Cultural Evidence

Updated June 26, 2020 | Infoplease Staff
Author:Catalina Cariaga
Publisher:Subpress Collective

Catalina Cariaga is a rare voice in poetry: she's able to wed avant-garde innovations with accessibility for the average reader. The results are consistently rewarding, challenging without being purposefully obtuse, establishing an independent space apart from the tight confines of academic poetry and commercial gristle.

Cariaga is at ease in a variety of forms, from prose poems to outright lists to free verse. Her poems are conversational, fragmentary, and edged with the ability to make language sing. As suggested by the title, the collection explores themes of cross-cultural understanding and confusion. Take "Dogmeat", for example:

Of course
they didn't eat dogs.
They didn't have dogs.
If they had dogs
they would have eaten them.

Gently chastizing and deceptively simple, the poem casually implodes a stereotype and establishes its own space even without the unique layout and structure that defines many of the works here.

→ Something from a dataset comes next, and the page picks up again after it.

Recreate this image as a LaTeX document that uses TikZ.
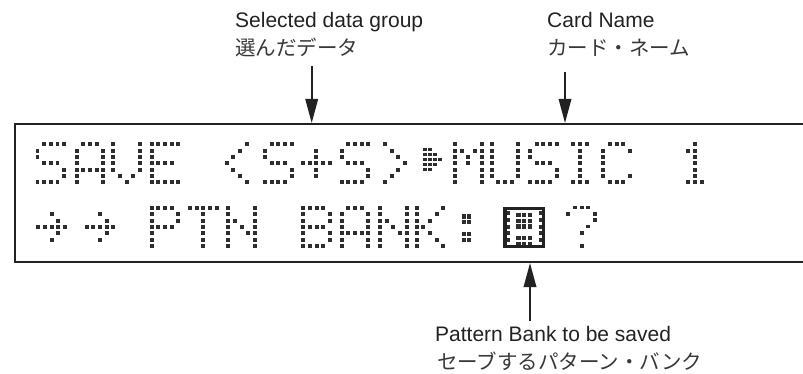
\documentclass[tikz,border=0pt]{standalone}
\usepackage{fontspec}
\setmainfont{Liberation Sans}
\newfontfamily\jpfont{Noto Sans CJK JP}
\usetikzlibrary{arrows.meta}
\definecolor{ink}{HTML}{222222}
\definecolor{dotc}{HTML}{2E2E2E}

\newcount\lcdc
\newcount\lcdr
\def\lcdpx{6.67}
\def\lcdpy{6.35}
\def\lcdds{3.8}
\def\lcdparse#1{\ifx#1\relax\else
  \if1#1\fill[lcddot] ({\lcdx+\the\lcdc*\lcdpx-0.5*\lcdds},{\lcdy+\the\lcdr*\lcdpy-0.5*\lcdds}) rectangle ++(\lcdds,\lcdds);\fi
  \advance\lcdc by 1 \expandafter\lcdparse\fi}
\def\lcdrows#1#2#3#4#5#6#7{%
  \lcdr=0 \lcdc=0 \lcdparse#1\relax
  \lcdr=1 \lcdc=0 \lcdparse#2\relax
  \lcdr=2 \lcdc=0 \lcdparse#3\relax
  \lcdr=3 \lcdc=0 \lcdparse#4\relax
  \lcdr=4 \lcdc=0 \lcdparse#5\relax
  \lcdr=5 \lcdc=0 \lcdparse#6\relax
  \lcdr=6 \lcdc=0 \lcdparse#7\relax}
\def\lcdput#1#2#3{\def\lcdx{#1}\def\lcdy{#2}\expandafter\lcdrows#3}

\def\gS{{01111}{10000}{10000}{01110}{00001}{00001}{11110}}
\def\gA{{01110}{10001}{10001}{10001}{11111}{10001}{10001}}
\def\gV{{10001}{10001}{10001}{10001}{10001}{01010}{00100}}
\def\gE{{11111}{10000}{10000}{11110}{10000}{10000}{11111}}
\def\gLt{{00010}{00100}{01000}{10000}{01000}{00100}{00010}}
\def\gPlus{{00000}{00100}{00100}{11111}{00100}{00100}{00000}}
\def\gGt{{10000}{01000}{00100}{00010}{00100}{01000}{10000}}
\def\gM{{10001}{11011}{10101}{10101}{10001}{10001}{10001}}
\def\gU{{10001}{10001}{10001}{10001}{10001}{10001}{01110}}
\def\gI{{01110}{00100}{00100}{00100}{00100}{00100}{01110}}
\def\gC{{01110}{10001}{10000}{10000}{10000}{10001}{01110}}
\def\gOne{{00100}{01100}{00100}{00100}{00100}{00100}{01110}}
\def\gArr{{00000}{00100}{00010}{11111}{00010}{00100}{00000}}
\def\gP{{11110}{10001}{10001}{11110}{10000}{10000}{10000}}
\def\gT{{11111}{00100}{00100}{00100}{00100}{00100}{00100}}
\def\gN{{10001}{10001}{11001}{10101}{10011}{10001}{10001}}
\def\gB{{11110}{10001}{10001}{11110}{10001}{10001}{11110}}
\def\gK{{10001}{10010}{10100}{11000}{10100}{10010}{10001}}
\def\gQ{{01110}{10001}{00001}{00010}{00100}{00000}{00100}}
\def\gTri{{1100}{1110}{1111}{1110}{1100}{0000}{0000}}
\def\gColon{{11}{11}{00}{11}{11}{00}{00}}
\def\gInner{{111}{111}{111}{000}{111}{111}{000}}
\def\gSides{{11}{11}{11}{11}{11}{00}{00}}

\begin{document}
\begin{tikzpicture}[x=1pt,y=-1pt,
  lcddot/.style={fill=dotc},
  frame/.style={draw=ink,line width=2.2pt},
  cursorbox/.style={draw=ink,line width=3.5pt},
  arr/.style={draw=ink,line width=1.8pt,-{Triangle[length=24pt,width=12.5pt]}},
  lab/.style={inner sep=0pt,anchor=base west,text=ink,font=\fontsize{21}{25}\selectfont},
  jlab/.style={inner sep=0pt,anchor=base west,text=ink!90,font=\jpfont\fontsize{20.5}{25}\selectfont}]
\useasboundingbox (0,0) rectangle (803,374);

% LCD frame
\draw[frame] (803,124) -- (15,124) -- (15,262) -- (803,262);

% Row 1: SAVE <S+S>|>MUSIC 1
\lcdput{37.5}{144.3}{\gS}
\lcdput{76.7}{144.3}{\gA}
\lcdput{113.3}{144.3}{\gV}
\lcdput{151.7}{144.3}{\gE}
\lcdput{226.7}{144.3}{\gLt}
\lcdput{265}{144.3}{\gS}
\lcdput{303}{144.3}{\gPlus}
\lcdput{341.7}{144.3}{\gS}
\lcdput{385}{144.3}{\gGt}
\def\lcdpx{5}\def\lcdpy{5}\def\lcdds{3.8}
\lcdput{425}{149.5}{\gTri}
\def\lcdpx{6.67}\def\lcdpy{6.35}\def\lcdds{3.8}
\lcdput{455}{144.3}{\gM}
\lcdput{491.7}{144.3}{\gU}
\lcdput{530}{144.3}{\gS}
\lcdput{566.7}{144.3}{\gI}
\lcdput{603.3}{144.3}{\gC}
\lcdput{681.7}{144.3}{\gOne}

% Row 2: -> -> PTN BANK: [A] ?
\lcdput{38.3}{208}{\gArr}
\lcdput{86.7}{208}{\gArr}
\lcdput{151.7}{208}{\gP}
\lcdput{190}{208}{\gT}
\lcdput{228.3}{208}{\gN}
\lcdput{303.3}{208}{\gB}
\lcdput{341.7}{208}{\gA}
\lcdput{380}{208}{\gN}
\lcdput{416.7}{208}{\gK}
\def\lcdpx{5.2}\def\lcdpy{5.8}\def\lcdds{4.2}
\lcdput{464}{216.5}{\gColon}
\def\lcdpx{5.8}
\lcdput{518.5}{215}{\gInner}
\def\lcdpx{33.5}\def\lcdpy{6.67}
\lcdput{507.5}{213.3}{\gSides}
\def\lcdpx{6.67}\def\lcdpy{6.35}\def\lcdds{3.8}
\lcdput{568.3}{207.5}{\gQ}

% cursor block
\draw[cursorbox] (504.8,208.5) rectangle (543.7,246.5);

% labels
\node[lab] (l1) at (235,28) {Selected data group};
\node[jlab] (j1) at (235,55.5) {選んだデータ};
\node[lab] (l2) at (547,28) {Card Name};
\node[jlab] (j2) at (547,55.5) {カード・ネーム};
\node[lab] (l3) at (435,341.7) {Pattern Bank to be saved};
\node[jlab] (j3) at (437,369) {セーブするパターン・バンク};

% arrows
\coordinate (a1from) at (311.7,66);
\coordinate (a1to) at (311.7,123);
\coordinate (a2from) at (565,72);
\coordinate (a2to) at (565,123);
\coordinate (a3from) at (530,321);
\coordinate (a3to) at (530,263);
\draw[arr] (a1from) -- (a1to);
\draw[arr] (a2from) -- (a2to);
\draw[arr] (a3from) -- (a3to);
\end{tikzpicture}
\end{document}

"The Family Tree" is particularly strong. Presented over six pages, each compact verse traces an image of her family through a scene, memory, observation or quote:

"Black bodies swinging in the southern breeze."
My
father owner a collection of old Billie Holiday
records. The words were "hauntingly beautiful."
He would sing a phrase, whistle a phrase, mumble
a phrase. . .
(mood
owned
black
bodies
whistle
Cariaga's words echo and reflect.

By fusing everyday sentences and situations into the skill of her craft, Cariaga creates a body of work that is fresh and keenly contemporary.